--- BEGIN EXERCISE MATERIALS ---

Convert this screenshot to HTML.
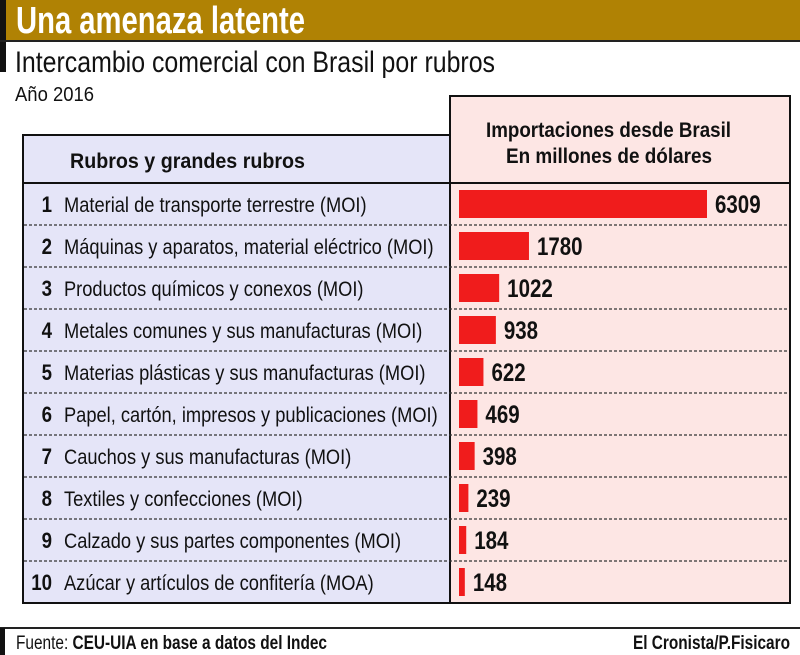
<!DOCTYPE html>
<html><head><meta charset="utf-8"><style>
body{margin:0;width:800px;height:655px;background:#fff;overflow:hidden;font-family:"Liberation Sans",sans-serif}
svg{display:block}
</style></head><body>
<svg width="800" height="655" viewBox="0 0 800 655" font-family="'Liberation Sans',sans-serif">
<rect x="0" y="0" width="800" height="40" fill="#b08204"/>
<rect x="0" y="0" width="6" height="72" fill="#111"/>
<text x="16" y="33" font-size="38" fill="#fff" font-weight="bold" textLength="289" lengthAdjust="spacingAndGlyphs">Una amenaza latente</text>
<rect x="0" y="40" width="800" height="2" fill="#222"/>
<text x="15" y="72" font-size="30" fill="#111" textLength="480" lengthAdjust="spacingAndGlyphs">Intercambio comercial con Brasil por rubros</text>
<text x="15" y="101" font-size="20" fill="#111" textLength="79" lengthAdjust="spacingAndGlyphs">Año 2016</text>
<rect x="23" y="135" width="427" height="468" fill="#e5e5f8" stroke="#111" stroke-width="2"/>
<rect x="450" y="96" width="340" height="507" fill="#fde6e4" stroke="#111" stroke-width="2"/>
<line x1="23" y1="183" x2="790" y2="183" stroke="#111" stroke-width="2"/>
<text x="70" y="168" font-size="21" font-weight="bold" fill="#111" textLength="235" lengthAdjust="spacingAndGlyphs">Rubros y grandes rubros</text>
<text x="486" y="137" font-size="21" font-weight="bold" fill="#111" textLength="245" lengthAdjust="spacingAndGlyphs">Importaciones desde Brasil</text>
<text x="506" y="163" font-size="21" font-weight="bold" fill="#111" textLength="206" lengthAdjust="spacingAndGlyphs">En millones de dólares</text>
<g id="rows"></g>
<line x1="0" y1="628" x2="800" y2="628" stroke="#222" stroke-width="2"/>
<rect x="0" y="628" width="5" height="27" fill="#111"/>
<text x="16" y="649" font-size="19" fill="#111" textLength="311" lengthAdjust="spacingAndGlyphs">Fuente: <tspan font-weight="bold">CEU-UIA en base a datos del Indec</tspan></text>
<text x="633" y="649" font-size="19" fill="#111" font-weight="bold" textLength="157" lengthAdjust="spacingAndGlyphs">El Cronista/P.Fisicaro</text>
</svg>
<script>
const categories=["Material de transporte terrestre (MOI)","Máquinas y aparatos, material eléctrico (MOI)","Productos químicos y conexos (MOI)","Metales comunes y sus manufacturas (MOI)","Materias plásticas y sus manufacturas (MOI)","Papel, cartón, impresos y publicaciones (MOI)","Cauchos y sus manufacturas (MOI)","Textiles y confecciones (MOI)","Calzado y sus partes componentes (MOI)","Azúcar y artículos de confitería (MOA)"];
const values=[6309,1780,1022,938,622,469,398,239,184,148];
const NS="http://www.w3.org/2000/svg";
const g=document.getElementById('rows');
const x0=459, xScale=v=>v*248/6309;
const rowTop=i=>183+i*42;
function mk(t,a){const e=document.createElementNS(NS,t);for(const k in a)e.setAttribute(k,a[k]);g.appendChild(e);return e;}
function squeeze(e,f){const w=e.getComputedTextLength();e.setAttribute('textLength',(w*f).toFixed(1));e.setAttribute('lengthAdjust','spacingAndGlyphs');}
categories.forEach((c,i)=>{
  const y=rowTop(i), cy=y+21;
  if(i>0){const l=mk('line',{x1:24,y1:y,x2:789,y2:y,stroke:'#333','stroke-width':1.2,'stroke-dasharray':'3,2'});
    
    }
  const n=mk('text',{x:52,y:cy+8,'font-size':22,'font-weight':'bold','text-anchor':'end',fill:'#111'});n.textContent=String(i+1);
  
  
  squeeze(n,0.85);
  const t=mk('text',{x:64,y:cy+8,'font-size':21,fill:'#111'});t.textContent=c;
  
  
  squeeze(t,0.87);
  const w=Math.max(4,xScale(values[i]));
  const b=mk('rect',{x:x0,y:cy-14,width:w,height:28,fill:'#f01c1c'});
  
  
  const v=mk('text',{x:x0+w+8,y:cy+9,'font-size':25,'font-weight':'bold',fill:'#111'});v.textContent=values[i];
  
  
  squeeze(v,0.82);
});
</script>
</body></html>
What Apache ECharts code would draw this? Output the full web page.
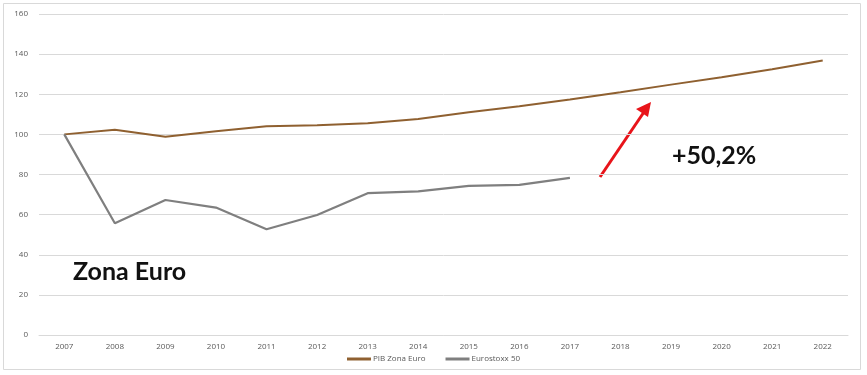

--- END EXERCISE MATERIALS ---

Strip the images and reproduce the remaining records precisely.

Convert this screenshot to HTML.
<!DOCTYPE html>
<html><head><meta charset="utf-8"><style>
body{margin:0;width:800px;height:655px;background:#fff;overflow:hidden;font-family:"Liberation Sans",sans-serif}
svg{display:block}
</style></head><body>
<svg width="800" height="655" viewBox="0 0 800 655" font-family="'Liberation Sans',sans-serif">
<rect x="0" y="0" width="800" height="40" fill="#b08204"/>
<rect x="0" y="0" width="6" height="72" fill="#111"/>
<text x="16" y="33" font-size="38" fill="#fff" font-weight="bold" textLength="289" lengthAdjust="spacingAndGlyphs">Una amenaza latente</text>
<rect x="0" y="40" width="800" height="2" fill="#222"/>
<text x="15" y="72" font-size="30" fill="#111" textLength="480" lengthAdjust="spacingAndGlyphs">Intercambio comercial con Brasil por rubros</text>
<text x="15" y="101" font-size="20" fill="#111" textLength="79" lengthAdjust="spacingAndGlyphs">Año 2016</text>
<rect x="23" y="135" width="427" height="468" fill="#e5e5f8" stroke="#111" stroke-width="2"/>
<rect x="450" y="96" width="340" height="507" fill="#fde6e4" stroke="#111" stroke-width="2"/>
<line x1="23" y1="183" x2="790" y2="183" stroke="#111" stroke-width="2"/>
<text x="70" y="168" font-size="21" font-weight="bold" fill="#111" textLength="235" lengthAdjust="spacingAndGlyphs">Rubros y grandes rubros</text>
<text x="486" y="137" font-size="21" font-weight="bold" fill="#111" textLength="245" lengthAdjust="spacingAndGlyphs">Importaciones desde Brasil</text>
<text x="506" y="163" font-size="21" font-weight="bold" fill="#111" textLength="206" lengthAdjust="spacingAndGlyphs">En millones de dólares</text>
<g id="rows"></g>
<line x1="0" y1="628" x2="800" y2="628" stroke="#222" stroke-width="2"/>
<rect x="0" y="628" width="5" height="27" fill="#111"/>
<text x="16" y="649" font-size="19" fill="#111" textLength="311" lengthAdjust="spacingAndGlyphs">Fuente: <tspan font-weight="bold">CEU-UIA en base a datos del Indec</tspan></text>
<text x="633" y="649" font-size="19" fill="#111" font-weight="bold" textLength="157" lengthAdjust="spacingAndGlyphs">El Cronista/P.Fisicaro</text>
</svg>
<script>
const categories=["Material de transporte terrestre (MOI)","Máquinas y aparatos, material eléctrico (MOI)","Productos químicos y conexos (MOI)","Metales comunes y sus manufacturas (MOI)","Materias plásticas y sus manufacturas (MOI)","Papel, cartón, impresos y publicaciones (MOI)","Cauchos y sus manufacturas (MOI)","Textiles y confecciones (MOI)","Calzado y sus partes componentes (MOI)","Azúcar y artículos de confitería (MOA)"];
const values=[6309,1780,1022,938,622,469,398,239,184,148];
const NS="http://www.w3.org/2000/svg";
const g=document.getElementById('rows');
const x0=459, xScale=v=>v*248/6309;
const rowTop=i=>183+i*42;
function mk(t,a){const e=document.createElementNS(NS,t);for(const k in a)e.setAttribute(k,a[k]);g.appendChild(e);return e;}
function squeeze(e,f){const w=e.getComputedTextLength();e.setAttribute('textLength',(w*f).toFixed(1));e.setAttribute('lengthAdjust','spacingAndGlyphs');}
categories.forEach((c,i)=>{
  const y=rowTop(i), cy=y+21;
  if(i>0){const l=mk('line',{x1:24,y1:y,x2:789,y2:y,stroke:'#333','stroke-width':1.2,'stroke-dasharray':'3,2'});
    
    }
  const n=mk('text',{x:52,y:cy+8,'font-size':22,'font-weight':'bold','text-anchor':'end',fill:'#111'});n.textContent=String(i+1);
  
  
  squeeze(n,0.85);
  const t=mk('text',{x:64,y:cy+8,'font-size':21,fill:'#111'});t.textContent=c;
  
  
  squeeze(t,0.87);
  const w=Math.max(4,xScale(values[i]));
  const b=mk('rect',{x:x0,y:cy-14,width:w,height:28,fill:'#f01c1c'});
  
  
  const v=mk('text',{x:x0+w+8,y:cy+9,'font-size':25,'font-weight':'bold',fill:'#111'});v.textContent=values[i];
  
  
  squeeze(v,0.82);
});
</script>
</body></html>
What Apache ECharts code would draw this? Output the full web page.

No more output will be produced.